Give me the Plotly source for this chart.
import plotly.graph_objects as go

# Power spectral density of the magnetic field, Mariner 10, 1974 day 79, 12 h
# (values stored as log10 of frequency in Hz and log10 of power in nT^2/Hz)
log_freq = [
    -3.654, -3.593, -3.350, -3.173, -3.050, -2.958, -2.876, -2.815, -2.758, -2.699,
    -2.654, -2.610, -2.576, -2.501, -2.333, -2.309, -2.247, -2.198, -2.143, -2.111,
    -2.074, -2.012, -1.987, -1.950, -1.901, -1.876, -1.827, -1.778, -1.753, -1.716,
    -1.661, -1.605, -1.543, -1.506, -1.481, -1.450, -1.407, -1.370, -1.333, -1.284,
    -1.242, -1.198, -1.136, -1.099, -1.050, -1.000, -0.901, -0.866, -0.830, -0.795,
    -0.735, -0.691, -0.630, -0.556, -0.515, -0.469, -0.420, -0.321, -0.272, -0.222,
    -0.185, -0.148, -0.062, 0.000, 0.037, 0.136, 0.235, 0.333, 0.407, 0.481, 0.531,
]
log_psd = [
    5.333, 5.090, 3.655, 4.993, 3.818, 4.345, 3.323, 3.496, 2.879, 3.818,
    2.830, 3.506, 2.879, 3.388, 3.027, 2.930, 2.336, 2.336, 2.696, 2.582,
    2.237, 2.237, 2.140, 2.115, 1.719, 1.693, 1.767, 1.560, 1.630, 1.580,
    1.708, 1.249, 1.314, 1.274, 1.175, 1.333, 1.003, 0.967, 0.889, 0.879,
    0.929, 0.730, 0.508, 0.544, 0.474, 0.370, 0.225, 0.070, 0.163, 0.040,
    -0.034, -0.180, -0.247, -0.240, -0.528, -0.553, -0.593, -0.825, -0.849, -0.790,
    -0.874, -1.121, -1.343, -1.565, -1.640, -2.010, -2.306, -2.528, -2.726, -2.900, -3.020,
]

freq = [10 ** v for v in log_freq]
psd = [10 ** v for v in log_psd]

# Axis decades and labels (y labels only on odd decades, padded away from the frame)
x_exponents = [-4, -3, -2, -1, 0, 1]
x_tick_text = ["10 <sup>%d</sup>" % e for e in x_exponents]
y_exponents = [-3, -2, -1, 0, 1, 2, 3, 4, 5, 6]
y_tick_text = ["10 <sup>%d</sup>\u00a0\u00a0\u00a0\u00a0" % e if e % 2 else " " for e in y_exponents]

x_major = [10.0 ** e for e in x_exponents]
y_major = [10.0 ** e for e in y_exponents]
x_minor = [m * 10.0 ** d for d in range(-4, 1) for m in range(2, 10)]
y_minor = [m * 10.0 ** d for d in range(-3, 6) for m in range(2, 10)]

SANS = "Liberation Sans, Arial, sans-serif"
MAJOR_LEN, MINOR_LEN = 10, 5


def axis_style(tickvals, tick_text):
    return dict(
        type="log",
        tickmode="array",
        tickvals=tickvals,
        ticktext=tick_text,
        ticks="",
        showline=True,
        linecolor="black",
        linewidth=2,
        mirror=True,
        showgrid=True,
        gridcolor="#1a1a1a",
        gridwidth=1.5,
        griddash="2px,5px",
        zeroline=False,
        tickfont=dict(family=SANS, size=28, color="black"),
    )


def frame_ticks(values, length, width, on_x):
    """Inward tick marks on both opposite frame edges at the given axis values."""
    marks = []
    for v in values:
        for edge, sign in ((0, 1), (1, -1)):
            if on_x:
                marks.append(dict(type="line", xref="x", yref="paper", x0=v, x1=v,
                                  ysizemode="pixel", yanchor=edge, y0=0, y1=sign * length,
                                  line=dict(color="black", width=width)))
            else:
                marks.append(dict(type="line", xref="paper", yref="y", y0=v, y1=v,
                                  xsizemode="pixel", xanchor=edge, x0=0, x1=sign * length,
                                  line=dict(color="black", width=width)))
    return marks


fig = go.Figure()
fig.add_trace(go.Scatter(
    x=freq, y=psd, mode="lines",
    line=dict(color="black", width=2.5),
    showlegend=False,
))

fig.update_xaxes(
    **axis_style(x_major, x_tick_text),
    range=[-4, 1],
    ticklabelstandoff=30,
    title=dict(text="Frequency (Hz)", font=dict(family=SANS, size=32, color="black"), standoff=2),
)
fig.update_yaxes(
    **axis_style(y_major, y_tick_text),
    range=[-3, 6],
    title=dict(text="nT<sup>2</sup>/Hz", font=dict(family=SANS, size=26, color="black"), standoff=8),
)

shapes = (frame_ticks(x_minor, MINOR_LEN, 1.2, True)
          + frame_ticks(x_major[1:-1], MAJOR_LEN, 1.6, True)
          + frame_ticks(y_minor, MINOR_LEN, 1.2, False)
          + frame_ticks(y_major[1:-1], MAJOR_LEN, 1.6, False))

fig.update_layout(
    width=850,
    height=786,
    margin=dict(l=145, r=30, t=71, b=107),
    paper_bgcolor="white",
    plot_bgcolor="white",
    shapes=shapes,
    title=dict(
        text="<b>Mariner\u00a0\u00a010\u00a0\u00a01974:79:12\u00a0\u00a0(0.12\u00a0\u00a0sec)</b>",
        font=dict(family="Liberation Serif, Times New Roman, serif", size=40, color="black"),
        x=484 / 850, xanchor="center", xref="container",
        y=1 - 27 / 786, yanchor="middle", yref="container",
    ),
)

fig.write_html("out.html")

____

PROMPT -
Reprint the data above from the opening line to the line holding "psd = [10 ** v for v in log_psd]", inclusive, and nothing else.

THE RESPONSE -
Give me the Plotly source for this chart.
import plotly.graph_objects as go

# Power spectral density of the magnetic field, Mariner 10, 1974 day 79, 12 h
# (values stored as log10 of frequency in Hz and log10 of power in nT^2/Hz)
log_freq = [
    -3.654, -3.593, -3.350, -3.173, -3.050, -2.958, -2.876, -2.815, -2.758, -2.699,
    -2.654, -2.610, -2.576, -2.501, -2.333, -2.309, -2.247, -2.198, -2.143, -2.111,
    -2.074, -2.012, -1.987, -1.950, -1.901, -1.876, -1.827, -1.778, -1.753, -1.716,
    -1.661, -1.605, -1.543, -1.506, -1.481, -1.450, -1.407, -1.370, -1.333, -1.284,
    -1.242, -1.198, -1.136, -1.099, -1.050, -1.000, -0.901, -0.866, -0.830, -0.795,
    -0.735, -0.691, -0.630, -0.556, -0.515, -0.469, -0.420, -0.321, -0.272, -0.222,
    -0.185, -0.148, -0.062, 0.000, 0.037, 0.136, 0.235, 0.333, 0.407, 0.481, 0.531,
]
log_psd = [
    5.333, 5.090, 3.655, 4.993, 3.818, 4.345, 3.323, 3.496, 2.879, 3.818,
    2.830, 3.506, 2.879, 3.388, 3.027, 2.930, 2.336, 2.336, 2.696, 2.582,
    2.237, 2.237, 2.140, 2.115, 1.719, 1.693, 1.767, 1.560, 1.630, 1.580,
    1.708, 1.249, 1.314, 1.274, 1.175, 1.333, 1.003, 0.967, 0.889, 0.879,
    0.929, 0.730, 0.508, 0.544, 0.474, 0.370, 0.225, 0.070, 0.163, 0.040,
    -0.034, -0.180, -0.247, -0.240, -0.528, -0.553, -0.593, -0.825, -0.849, -0.790,
    -0.874, -1.121, -1.343, -1.565, -1.640, -2.010, -2.306, -2.528, -2.726, -2.900, -3.020,
]

freq = [10 ** v for v in log_freq]
psd = [10 ** v for v in log_psd]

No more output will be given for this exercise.